Output, please, exactly those lines of the listing that come before the line with "line width=1.5pt, black!75]", along with that line itself.
------------
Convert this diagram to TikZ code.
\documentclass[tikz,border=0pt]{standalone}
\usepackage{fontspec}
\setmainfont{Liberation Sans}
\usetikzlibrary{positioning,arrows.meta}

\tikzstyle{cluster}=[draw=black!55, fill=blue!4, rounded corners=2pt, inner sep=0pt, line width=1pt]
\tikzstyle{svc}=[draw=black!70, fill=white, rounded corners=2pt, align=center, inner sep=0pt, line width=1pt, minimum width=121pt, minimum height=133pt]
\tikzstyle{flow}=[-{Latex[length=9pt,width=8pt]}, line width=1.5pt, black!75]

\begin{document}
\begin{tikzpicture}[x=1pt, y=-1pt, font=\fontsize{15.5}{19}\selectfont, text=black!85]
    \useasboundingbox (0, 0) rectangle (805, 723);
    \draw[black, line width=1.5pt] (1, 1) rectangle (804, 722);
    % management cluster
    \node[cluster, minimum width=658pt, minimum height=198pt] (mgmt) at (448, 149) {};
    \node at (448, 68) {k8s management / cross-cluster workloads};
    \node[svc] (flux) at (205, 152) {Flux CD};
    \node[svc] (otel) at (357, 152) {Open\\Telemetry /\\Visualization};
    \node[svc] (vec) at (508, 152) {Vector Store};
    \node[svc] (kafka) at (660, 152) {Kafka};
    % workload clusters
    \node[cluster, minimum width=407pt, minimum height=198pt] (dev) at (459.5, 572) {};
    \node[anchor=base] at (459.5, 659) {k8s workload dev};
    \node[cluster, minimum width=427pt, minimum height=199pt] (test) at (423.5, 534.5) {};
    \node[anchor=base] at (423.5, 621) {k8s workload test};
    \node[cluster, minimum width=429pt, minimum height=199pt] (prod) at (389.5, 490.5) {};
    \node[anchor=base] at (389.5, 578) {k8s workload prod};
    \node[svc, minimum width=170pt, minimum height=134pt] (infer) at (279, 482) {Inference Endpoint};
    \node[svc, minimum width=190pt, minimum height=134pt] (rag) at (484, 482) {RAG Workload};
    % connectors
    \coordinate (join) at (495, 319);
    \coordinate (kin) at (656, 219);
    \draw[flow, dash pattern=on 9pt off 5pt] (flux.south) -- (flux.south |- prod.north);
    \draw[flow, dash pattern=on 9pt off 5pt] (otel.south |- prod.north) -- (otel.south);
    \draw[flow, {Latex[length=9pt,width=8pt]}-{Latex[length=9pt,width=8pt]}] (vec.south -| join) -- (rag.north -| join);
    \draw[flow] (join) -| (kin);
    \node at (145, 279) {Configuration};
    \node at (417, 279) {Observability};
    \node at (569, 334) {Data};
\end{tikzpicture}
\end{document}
------------
_ANSWER BELOW_
Convert this diagram to TikZ code.
\documentclass[tikz,border=0pt]{standalone}
\usepackage{fontspec}
\setmainfont{Liberation Sans}
\usetikzlibrary{positioning,arrows.meta}

\tikzstyle{cluster}=[draw=black!55, fill=blue!4, rounded corners=2pt, inner sep=0pt, line width=1pt]
\tikzstyle{svc}=[draw=black!70, fill=white, rounded corners=2pt, align=center, inner sep=0pt, line width=1pt, minimum width=121pt, minimum height=133pt]
\tikzstyle{flow}=[-{Latex[length=9pt,width=8pt]}, line width=1.5pt, black!75]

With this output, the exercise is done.